# Flukers Orange Cube...



## Enlightened Rogue (Mar 21, 2006)

I have a whole jar of this and my crickets won`t touch it.
So I was thinking rather than toss it I would put it under the leaf litter for the springtail`s and Isopod`s.

Thought`s?


----------



## Dravorak (Oct 23, 2014)

Unless your colony is struggling, I would think that you would want them to continue to eat the decomp material they are in there for.
Giving them other food could potentially slow down their cleaning of the vivarium.


----------



## SDK (Aug 11, 2014)

I would suck it up and throw it out....

I couldn't even get roaches to eat that stuff. Those Flukers cubes are one of the worst products out there.


----------



## LittleMy (Nov 11, 2014)

Crickets may not eat it... but toddlers love it.

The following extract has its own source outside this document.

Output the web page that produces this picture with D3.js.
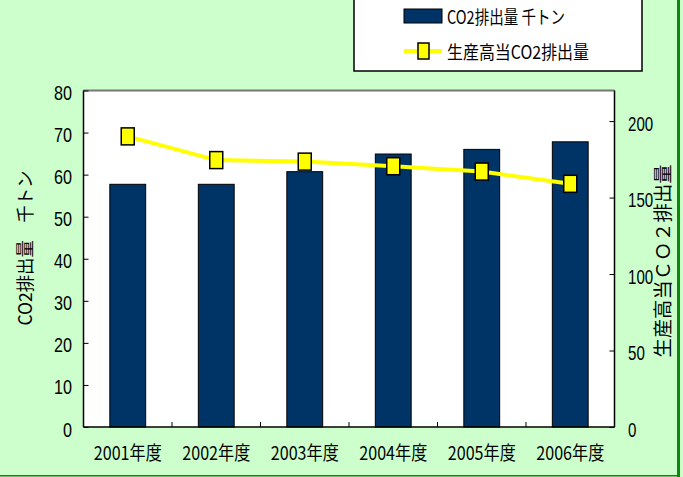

When we had an anole many years ago, we kept the Flukers in the fridge. I left it out on the counter one day and my toddler ate half the jar. In a panic, I called poison control. They had never hear of it... so I read the ingredients aloud to them. The lady laughed and said that is was basically the same stuff that was in those gummy candies kids love so it should be fine.


----------



## radiata (Jul 24, 2010)

My small (1/4' to 1/2") crickets seem to have no issues eating the stuff, especially since it contains the only water I offer them. That said, I believe the stuff is only suitable for short term maintenance for crickets. Suggest you check their web site for more data...


----------